◆ **PROBLEM STATEMENT**:
Transcribe the full listing exactly, and drop every picture.

◆ **GIVEN DATA**:
>>>>>
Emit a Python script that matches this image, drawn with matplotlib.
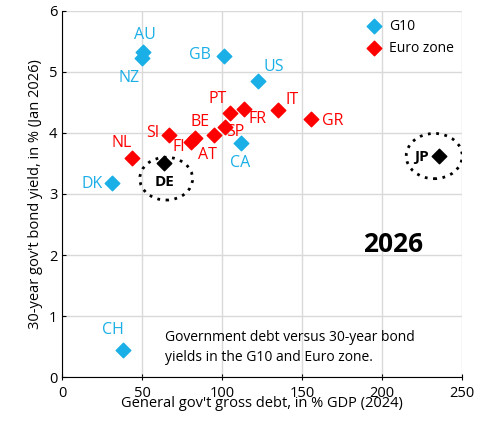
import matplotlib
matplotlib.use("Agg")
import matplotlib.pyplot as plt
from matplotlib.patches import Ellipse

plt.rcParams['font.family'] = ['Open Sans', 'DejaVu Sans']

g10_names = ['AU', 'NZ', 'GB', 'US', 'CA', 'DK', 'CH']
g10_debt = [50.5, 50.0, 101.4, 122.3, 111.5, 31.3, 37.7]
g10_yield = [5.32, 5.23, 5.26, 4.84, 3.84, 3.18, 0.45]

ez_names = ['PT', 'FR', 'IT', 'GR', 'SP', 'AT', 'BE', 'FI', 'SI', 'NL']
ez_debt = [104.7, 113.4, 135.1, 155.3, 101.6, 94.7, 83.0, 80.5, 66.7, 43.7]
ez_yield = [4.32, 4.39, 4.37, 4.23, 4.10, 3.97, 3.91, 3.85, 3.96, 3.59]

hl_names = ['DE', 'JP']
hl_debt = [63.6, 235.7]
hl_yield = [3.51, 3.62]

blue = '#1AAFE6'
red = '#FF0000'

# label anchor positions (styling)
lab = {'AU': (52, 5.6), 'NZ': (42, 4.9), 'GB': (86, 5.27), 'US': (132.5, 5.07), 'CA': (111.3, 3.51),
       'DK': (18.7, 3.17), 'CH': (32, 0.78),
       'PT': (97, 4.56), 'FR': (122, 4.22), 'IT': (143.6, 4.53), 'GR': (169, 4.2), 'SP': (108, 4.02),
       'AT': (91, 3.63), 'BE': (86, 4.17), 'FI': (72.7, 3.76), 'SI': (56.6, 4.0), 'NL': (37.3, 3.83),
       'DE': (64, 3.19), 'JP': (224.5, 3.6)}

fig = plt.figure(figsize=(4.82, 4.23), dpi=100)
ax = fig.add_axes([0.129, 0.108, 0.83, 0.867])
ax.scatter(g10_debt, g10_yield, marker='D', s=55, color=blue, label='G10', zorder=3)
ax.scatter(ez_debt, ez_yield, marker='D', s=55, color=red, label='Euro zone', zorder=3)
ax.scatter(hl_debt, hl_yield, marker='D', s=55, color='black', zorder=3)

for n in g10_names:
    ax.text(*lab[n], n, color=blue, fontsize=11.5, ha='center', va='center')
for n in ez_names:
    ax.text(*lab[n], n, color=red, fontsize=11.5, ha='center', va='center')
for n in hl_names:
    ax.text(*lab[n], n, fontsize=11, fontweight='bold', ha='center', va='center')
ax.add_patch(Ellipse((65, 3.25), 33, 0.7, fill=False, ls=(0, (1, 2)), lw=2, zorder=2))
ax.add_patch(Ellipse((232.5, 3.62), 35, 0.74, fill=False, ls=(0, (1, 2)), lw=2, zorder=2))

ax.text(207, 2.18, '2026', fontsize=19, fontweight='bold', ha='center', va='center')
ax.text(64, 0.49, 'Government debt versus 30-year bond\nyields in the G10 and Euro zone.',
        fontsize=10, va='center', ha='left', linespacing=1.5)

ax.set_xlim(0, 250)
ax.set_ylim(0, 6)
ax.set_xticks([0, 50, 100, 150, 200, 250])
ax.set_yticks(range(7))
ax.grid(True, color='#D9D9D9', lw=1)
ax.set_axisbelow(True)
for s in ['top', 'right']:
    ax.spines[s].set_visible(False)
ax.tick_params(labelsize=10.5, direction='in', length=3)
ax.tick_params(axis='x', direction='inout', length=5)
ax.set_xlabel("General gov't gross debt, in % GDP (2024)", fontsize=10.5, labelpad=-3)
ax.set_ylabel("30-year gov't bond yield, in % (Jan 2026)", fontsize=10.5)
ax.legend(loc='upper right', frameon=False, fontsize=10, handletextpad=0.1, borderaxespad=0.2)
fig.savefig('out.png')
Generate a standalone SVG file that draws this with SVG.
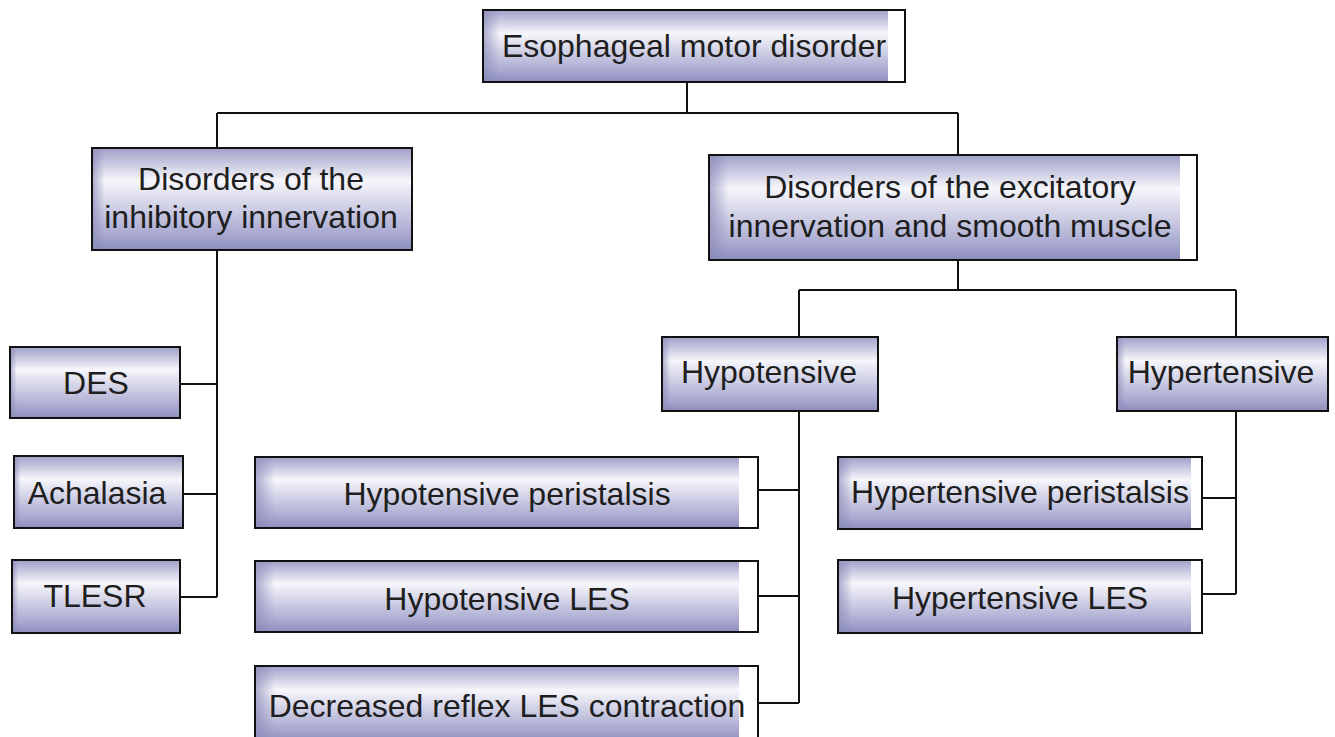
<<<<<
◆ **REPLY**:
Emit a Python script that matches this image, drawn with matplotlib.
import matplotlib
matplotlib.use("Agg")
import matplotlib.pyplot as plt
from matplotlib.patches import Ellipse

plt.rcParams['font.family'] = ['Open Sans', 'DejaVu Sans']

g10_names = ['AU', 'NZ', 'GB', 'US', 'CA', 'DK', 'CH']
g10_debt = [50.5, 50.0, 101.4, 122.3, 111.5, 31.3, 37.7]
g10_yield = [5.32, 5.23, 5.26, 4.84, 3.84, 3.18, 0.45]

ez_names = ['PT', 'FR', 'IT', 'GR', 'SP', 'AT', 'BE', 'FI', 'SI', 'NL']
ez_debt = [104.7, 113.4, 135.1, 155.3, 101.6, 94.7, 83.0, 80.5, 66.7, 43.7]
ez_yield = [4.32, 4.39, 4.37, 4.23, 4.10, 3.97, 3.91, 3.85, 3.96, 3.59]

hl_names = ['DE', 'JP']
hl_debt = [63.6, 235.7]
hl_yield = [3.51, 3.62]

blue = '#1AAFE6'
red = '#FF0000'

# label anchor positions (styling)
lab = {'AU': (52, 5.6), 'NZ': (42, 4.9), 'GB': (86, 5.27), 'US': (132.5, 5.07), 'CA': (111.3, 3.51),
       'DK': (18.7, 3.17), 'CH': (32, 0.78),
       'PT': (97, 4.56), 'FR': (122, 4.22), 'IT': (143.6, 4.53), 'GR': (169, 4.2), 'SP': (108, 4.02),
       'AT': (91, 3.63), 'BE': (86, 4.17), 'FI': (72.7, 3.76), 'SI': (56.6, 4.0), 'NL': (37.3, 3.83),
       'DE': (64, 3.19), 'JP': (224.5, 3.6)}

fig = plt.figure(figsize=(4.82, 4.23), dpi=100)
ax = fig.add_axes([0.129, 0.108, 0.83, 0.867])
ax.scatter(g10_debt, g10_yield, marker='D', s=55, color=blue, label='G10', zorder=3)
ax.scatter(ez_debt, ez_yield, marker='D', s=55, color=red, label='Euro zone', zorder=3)
ax.scatter(hl_debt, hl_yield, marker='D', s=55, color='black', zorder=3)

for n in g10_names:
    ax.text(*lab[n], n, color=blue, fontsize=11.5, ha='center', va='center')
for n in ez_names:
    ax.text(*lab[n], n, color=red, fontsize=11.5, ha='center', va='center')
for n in hl_names:
    ax.text(*lab[n], n, fontsize=11, fontweight='bold', ha='center', va='center')
ax.add_patch(Ellipse((65, 3.25), 33, 0.7, fill=False, ls=(0, (1, 2)), lw=2, zorder=2))
ax.add_patch(Ellipse((232.5, 3.62), 35, 0.74, fill=False, ls=(0, (1, 2)), lw=2, zorder=2))

ax.text(207, 2.18, '2026', fontsize=19, fontweight='bold', ha='center', va='center')
ax.text(64, 0.49, 'Government debt versus 30-year bond\nyields in the G10 and Euro zone.',
        fontsize=10, va='center', ha='left', linespacing=1.5)

ax.set_xlim(0, 250)
ax.set_ylim(0, 6)
ax.set_xticks([0, 50, 100, 150, 200, 250])
ax.set_yticks(range(7))
ax.grid(True, color='#D9D9D9', lw=1)
ax.set_axisbelow(True)
for s in ['top', 'right']:
    ax.spines[s].set_visible(False)
ax.tick_params(labelsize=10.5, direction='in', length=3)
ax.tick_params(axis='x', direction='inout', length=5)
ax.set_xlabel("General gov't gross debt, in % GDP (2024)", fontsize=10.5, labelpad=-3)
ax.set_ylabel("30-year gov't bond yield, in % (Jan 2026)", fontsize=10.5)
ax.legend(loc='upper right', frameon=False, fontsize=10, handletextpad=0.1, borderaxespad=0.2)
fig.savefig('out.png')
Generate a standalone SVG file that draws this with SVG.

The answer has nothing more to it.